*WHAT YOU SHOULD DO:* Your output is the lines from the first one to the one containing "const yTicks = [0.0, 0.2, 0.4, 0.6, 0.8, 1.0];", repeated exactly, with images left out.

*SUPPLIED MATERIAL:*
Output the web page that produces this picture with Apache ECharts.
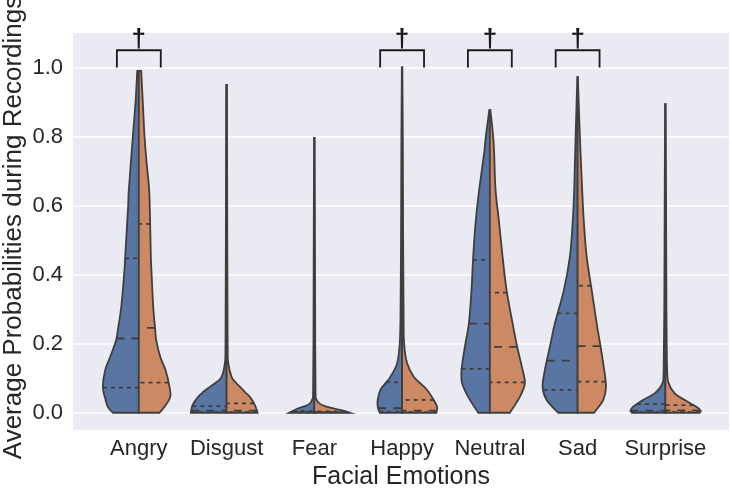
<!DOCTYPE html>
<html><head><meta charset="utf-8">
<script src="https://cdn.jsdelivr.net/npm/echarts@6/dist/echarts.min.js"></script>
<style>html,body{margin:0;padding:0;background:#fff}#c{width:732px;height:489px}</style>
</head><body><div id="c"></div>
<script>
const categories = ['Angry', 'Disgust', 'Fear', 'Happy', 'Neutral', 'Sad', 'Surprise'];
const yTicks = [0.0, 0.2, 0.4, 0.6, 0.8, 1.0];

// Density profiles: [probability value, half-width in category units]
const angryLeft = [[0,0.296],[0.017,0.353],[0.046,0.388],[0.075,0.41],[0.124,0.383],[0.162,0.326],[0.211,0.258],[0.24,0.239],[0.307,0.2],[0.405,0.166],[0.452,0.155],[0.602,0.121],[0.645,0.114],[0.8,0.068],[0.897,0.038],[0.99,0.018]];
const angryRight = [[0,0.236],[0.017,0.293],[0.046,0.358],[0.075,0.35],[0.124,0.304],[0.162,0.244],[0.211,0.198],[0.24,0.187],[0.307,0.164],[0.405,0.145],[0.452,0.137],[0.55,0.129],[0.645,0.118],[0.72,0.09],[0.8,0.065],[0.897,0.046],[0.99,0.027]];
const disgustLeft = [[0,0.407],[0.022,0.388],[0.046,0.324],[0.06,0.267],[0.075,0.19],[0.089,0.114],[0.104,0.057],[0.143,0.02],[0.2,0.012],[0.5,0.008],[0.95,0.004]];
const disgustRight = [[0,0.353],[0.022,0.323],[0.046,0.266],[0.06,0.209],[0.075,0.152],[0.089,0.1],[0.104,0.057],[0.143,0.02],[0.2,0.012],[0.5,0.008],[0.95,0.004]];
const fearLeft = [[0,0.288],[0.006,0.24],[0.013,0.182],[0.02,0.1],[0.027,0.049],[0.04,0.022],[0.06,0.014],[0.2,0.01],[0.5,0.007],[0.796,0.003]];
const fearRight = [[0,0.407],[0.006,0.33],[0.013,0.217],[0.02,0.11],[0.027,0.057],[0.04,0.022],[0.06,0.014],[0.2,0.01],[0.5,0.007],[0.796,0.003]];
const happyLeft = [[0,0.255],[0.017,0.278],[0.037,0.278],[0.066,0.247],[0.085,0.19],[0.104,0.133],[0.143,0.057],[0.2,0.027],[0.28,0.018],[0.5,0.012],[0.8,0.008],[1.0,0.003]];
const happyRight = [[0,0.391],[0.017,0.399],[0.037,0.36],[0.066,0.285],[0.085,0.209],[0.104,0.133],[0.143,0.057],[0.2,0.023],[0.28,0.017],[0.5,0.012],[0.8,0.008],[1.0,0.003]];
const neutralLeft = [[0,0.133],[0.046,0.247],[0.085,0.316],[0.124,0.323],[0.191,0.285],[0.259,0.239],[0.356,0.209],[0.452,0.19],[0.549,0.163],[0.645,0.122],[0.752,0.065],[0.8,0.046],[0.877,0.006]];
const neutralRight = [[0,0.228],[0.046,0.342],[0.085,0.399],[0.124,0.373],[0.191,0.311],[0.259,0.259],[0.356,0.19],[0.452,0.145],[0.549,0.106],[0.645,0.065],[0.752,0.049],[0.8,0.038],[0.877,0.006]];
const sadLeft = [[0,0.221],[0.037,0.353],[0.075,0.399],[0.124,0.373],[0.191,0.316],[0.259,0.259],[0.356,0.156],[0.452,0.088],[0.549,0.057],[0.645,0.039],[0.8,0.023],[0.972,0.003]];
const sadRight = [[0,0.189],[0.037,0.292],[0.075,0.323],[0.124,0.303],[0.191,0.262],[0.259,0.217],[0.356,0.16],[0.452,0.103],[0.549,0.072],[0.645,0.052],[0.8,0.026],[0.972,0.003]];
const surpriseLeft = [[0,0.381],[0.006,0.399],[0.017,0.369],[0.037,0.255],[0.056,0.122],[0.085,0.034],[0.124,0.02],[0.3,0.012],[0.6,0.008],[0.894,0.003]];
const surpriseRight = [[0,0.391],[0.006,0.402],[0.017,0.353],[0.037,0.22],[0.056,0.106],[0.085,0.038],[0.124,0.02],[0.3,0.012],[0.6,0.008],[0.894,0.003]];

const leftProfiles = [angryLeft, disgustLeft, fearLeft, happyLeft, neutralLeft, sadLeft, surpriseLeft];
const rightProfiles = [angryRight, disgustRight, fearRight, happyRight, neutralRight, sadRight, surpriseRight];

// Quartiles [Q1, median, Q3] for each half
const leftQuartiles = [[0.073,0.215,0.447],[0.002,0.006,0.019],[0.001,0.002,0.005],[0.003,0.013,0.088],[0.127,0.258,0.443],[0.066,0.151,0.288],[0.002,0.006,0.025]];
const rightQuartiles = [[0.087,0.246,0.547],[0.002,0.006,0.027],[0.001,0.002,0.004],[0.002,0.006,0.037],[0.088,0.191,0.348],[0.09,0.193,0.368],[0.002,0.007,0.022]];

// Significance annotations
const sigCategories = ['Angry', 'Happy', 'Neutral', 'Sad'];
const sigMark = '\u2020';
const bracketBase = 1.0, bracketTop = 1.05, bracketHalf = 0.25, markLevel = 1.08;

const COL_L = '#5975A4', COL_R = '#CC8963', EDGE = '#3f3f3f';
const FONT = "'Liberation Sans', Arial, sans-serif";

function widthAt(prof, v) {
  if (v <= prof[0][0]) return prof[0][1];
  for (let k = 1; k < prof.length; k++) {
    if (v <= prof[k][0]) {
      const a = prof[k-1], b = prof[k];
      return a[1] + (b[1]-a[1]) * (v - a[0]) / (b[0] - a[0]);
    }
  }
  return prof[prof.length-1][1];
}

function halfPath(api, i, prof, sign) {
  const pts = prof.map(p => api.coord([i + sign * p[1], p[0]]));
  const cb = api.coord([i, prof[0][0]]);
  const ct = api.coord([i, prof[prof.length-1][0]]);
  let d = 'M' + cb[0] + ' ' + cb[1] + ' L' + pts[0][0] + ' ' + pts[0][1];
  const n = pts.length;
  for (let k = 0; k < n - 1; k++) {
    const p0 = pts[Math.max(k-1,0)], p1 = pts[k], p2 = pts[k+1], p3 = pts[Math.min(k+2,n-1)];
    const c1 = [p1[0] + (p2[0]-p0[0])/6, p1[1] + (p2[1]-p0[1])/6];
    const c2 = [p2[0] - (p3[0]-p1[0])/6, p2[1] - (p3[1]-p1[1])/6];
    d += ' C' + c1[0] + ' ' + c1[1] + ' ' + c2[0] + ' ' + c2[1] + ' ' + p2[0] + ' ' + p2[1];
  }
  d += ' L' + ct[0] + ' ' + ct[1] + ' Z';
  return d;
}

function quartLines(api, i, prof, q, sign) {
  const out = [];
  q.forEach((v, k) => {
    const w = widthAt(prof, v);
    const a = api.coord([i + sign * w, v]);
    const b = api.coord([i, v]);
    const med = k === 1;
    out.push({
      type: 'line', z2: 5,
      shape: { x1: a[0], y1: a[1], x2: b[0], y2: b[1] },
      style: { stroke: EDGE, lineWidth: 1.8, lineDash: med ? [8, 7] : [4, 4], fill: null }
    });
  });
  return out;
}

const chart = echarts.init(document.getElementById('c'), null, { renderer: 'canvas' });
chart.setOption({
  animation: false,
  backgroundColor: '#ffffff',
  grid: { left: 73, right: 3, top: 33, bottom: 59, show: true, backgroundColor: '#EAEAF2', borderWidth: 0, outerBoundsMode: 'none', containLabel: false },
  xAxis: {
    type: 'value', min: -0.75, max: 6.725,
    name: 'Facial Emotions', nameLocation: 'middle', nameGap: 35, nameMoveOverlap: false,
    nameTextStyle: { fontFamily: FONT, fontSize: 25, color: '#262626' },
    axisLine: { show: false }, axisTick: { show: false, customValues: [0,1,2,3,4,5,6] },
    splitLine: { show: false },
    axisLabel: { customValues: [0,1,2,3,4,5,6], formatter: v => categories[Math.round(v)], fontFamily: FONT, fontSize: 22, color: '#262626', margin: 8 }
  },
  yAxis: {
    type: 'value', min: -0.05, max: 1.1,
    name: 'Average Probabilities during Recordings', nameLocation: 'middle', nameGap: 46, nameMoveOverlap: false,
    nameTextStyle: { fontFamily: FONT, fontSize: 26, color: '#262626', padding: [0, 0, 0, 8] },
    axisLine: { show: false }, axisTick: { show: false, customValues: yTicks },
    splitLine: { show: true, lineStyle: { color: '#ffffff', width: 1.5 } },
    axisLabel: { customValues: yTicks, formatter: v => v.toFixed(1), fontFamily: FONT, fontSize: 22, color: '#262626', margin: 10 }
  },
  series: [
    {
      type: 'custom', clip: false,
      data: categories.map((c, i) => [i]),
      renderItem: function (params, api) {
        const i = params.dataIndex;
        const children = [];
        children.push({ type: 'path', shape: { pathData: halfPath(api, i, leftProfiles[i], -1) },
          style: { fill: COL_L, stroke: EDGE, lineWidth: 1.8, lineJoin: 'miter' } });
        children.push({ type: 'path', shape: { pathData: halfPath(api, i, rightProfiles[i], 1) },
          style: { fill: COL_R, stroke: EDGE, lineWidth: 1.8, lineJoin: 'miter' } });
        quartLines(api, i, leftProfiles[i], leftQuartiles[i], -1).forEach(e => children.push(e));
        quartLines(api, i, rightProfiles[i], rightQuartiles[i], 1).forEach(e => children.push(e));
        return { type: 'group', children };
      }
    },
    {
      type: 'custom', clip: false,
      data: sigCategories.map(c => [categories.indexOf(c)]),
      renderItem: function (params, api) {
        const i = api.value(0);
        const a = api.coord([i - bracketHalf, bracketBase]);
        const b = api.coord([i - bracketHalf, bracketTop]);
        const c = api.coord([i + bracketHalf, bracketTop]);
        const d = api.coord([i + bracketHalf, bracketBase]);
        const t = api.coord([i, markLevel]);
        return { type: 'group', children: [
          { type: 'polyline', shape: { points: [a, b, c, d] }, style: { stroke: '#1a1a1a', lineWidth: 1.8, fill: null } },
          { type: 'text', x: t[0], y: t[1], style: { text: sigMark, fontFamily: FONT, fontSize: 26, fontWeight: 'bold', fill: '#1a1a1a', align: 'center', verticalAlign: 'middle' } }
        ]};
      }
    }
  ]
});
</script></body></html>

*THE COMPLETED TASK:*
Output the web page that produces this picture with Apache ECharts.
<!DOCTYPE html>
<html><head><meta charset="utf-8">
<script src="https://cdn.jsdelivr.net/npm/echarts@6/dist/echarts.min.js"></script>
<style>html,body{margin:0;padding:0;background:#fff}#c{width:732px;height:489px}</style>
</head><body><div id="c"></div>
<script>
const categories = ['Angry', 'Disgust', 'Fear', 'Happy', 'Neutral', 'Sad', 'Surprise'];
const yTicks = [0.0, 0.2, 0.4, 0.6, 0.8, 1.0];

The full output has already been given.